Due to the heat involved in flame cutting, the metal edges being cut can often form a thin and brittle layer of solidified steel, known as the decarburized layer. This may need to be removed based on the application. The area near the decarburized layer (known as the Heat Affected Zone) may also be altered by the heat from the flame cutting. Without post-cutting heat treatment, such as annealing, this can cause the metal in the Heat Affected Zone to become hard and brittle which can lead to cracking.

Plasma Cutting

Plasma arc cutting is another thermal cutting process. However, unlike flame cutting, it uses an electrical arc to ionize and heat a gas to form plasma that is used to cut the material. The electrical arc is created at the plasma cutting torch through the use of a tungsten electrode. The workpiece is made to be part of the electrical circuit with the torch by using a grounding clamp. The plasma, once ionized by the tungsten electrode, becomes superheated and interacts with the grounded workpiece. A variety of gases can be used for the plasma gas, and the best one depends on the material being cut. The jet of superheated plasma gas severs the metal and also blows away the dross.

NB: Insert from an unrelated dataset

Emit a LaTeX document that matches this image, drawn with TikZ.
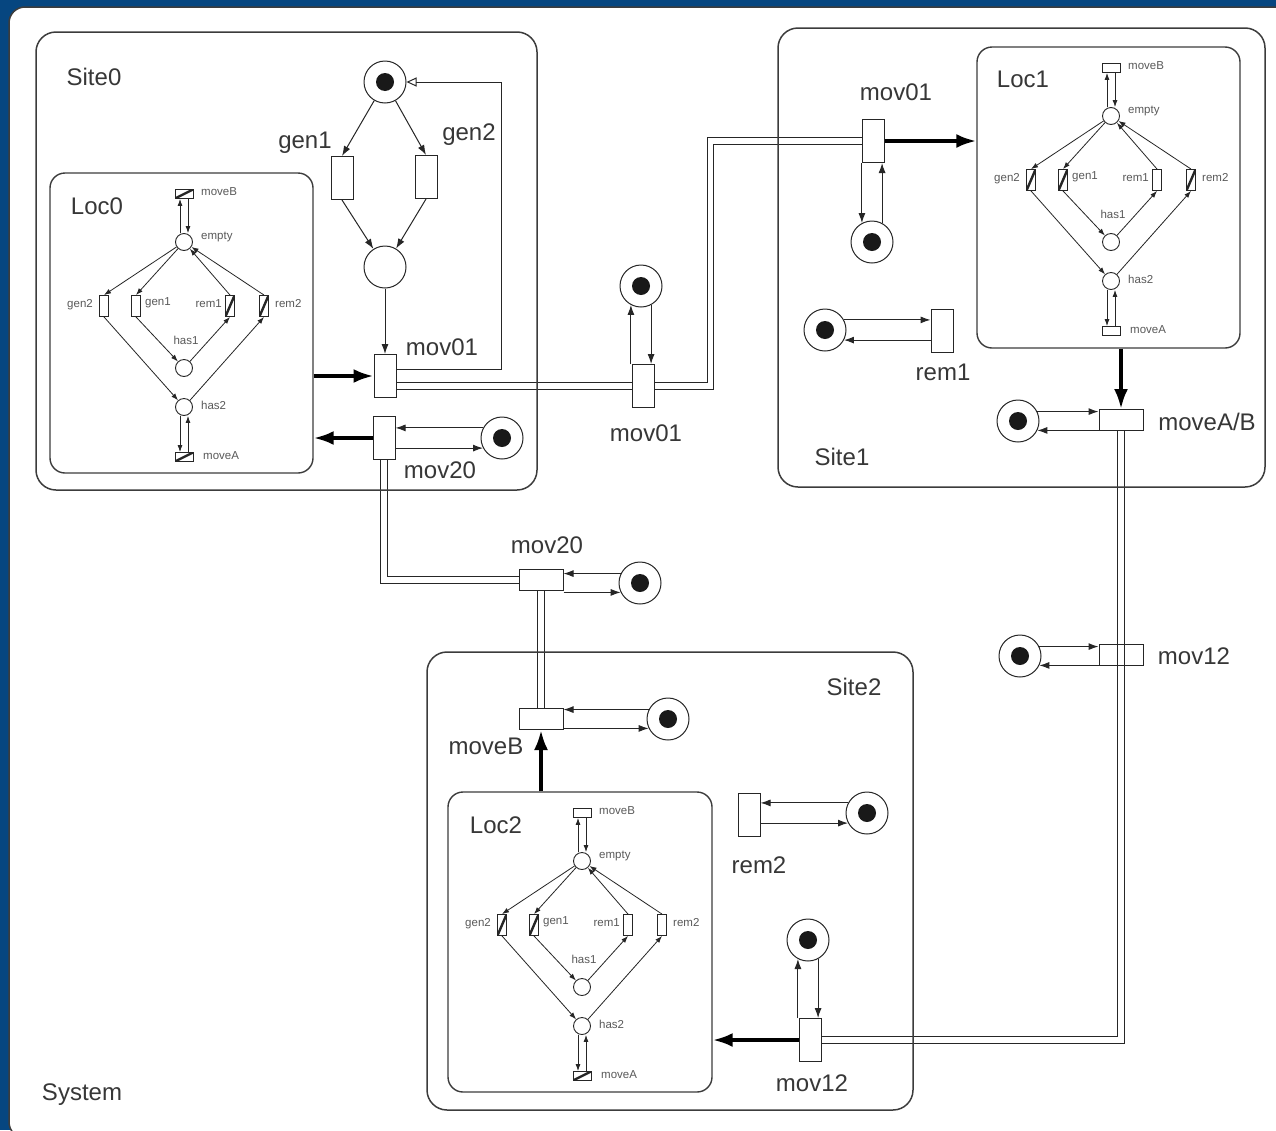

The Advantages and Disadvantages of Plasma Cutting

Plasma cutting can make high quality cuts much faster than flame cutting. The kerf of some plasma cutting systems can also be much smaller. Plasma cutting can be used on most metals that conduct electricity relatively well. This means that plasma cutting is not limited to steel and cast iron like flame cutting. Rather, plasma cutting can be used to cut aluminum, stainless steels, copper, titanium, and many other types of metals. The process is also easily automated.

However, plasma cutting cannot cut materials as thick as those that can be cut by flame cutting. Generally, plasma cutting is not a great choice for materials over a few inches thick. Plasma cutting can also only cut materials that can be part of its electrical circuit.

Waterjet Cutting

Waterjet cutting is a mechanical cutting method that employs a high speed, high pressure stream of water to cut a material. The water is forced out of a waterjet cutting head by a high-pressure pump. For materials that are harder and more difficult to cut, such as metals, an abrasive material is usually added to the water to increase the cutting capability and help increase travel speeds. The excess water and material that is lost during the cutting process is collected in a tank on the side of the material opposite of the waterjet cutting head.

The Advantages and Disadvantages of Waterjet Cutting

Waterjet cutting can cut many different types of materials, and is not limited to just metals. Waterjet cutting is also much cleaner than plasma or flame cutting as it does not emit dangerous fumes. Waterjet cutting is also not a thermal process, and the water cools the material as it cuts which means there is no heat that can impact the mechanical and chemical properties of the cut area. Waterjet cutting can also be paired with automation.

Waterjet cutting is not well suited to thick cuts on hard metals. Thicker and harder metals can slow the cut speed and reduce the quality of the cut. Waterjet cutting equipment is also expensive and can require quite a bit of maintenance.

Should I Use Flame Cutting, Plasma Cutting or Waterjet Cutting?

While there are other factors to consider, here are some guidelines for which cutting process you should use:

Flame Cutting: You should use flame cutting when you need to cut thick steels or cast irons, and equipment costs need to be kept to a minimum.

Plasma Cutting: You should use plasma cutting when high quality cuts are needed on metals under 3-4 inches thick.

Waterjet Cutting: Use waterjet cutting to cut precise parts without having the cuts impacted by heat. Waterjet cutting is also good for automated cuts and cutting nonmetallic materials.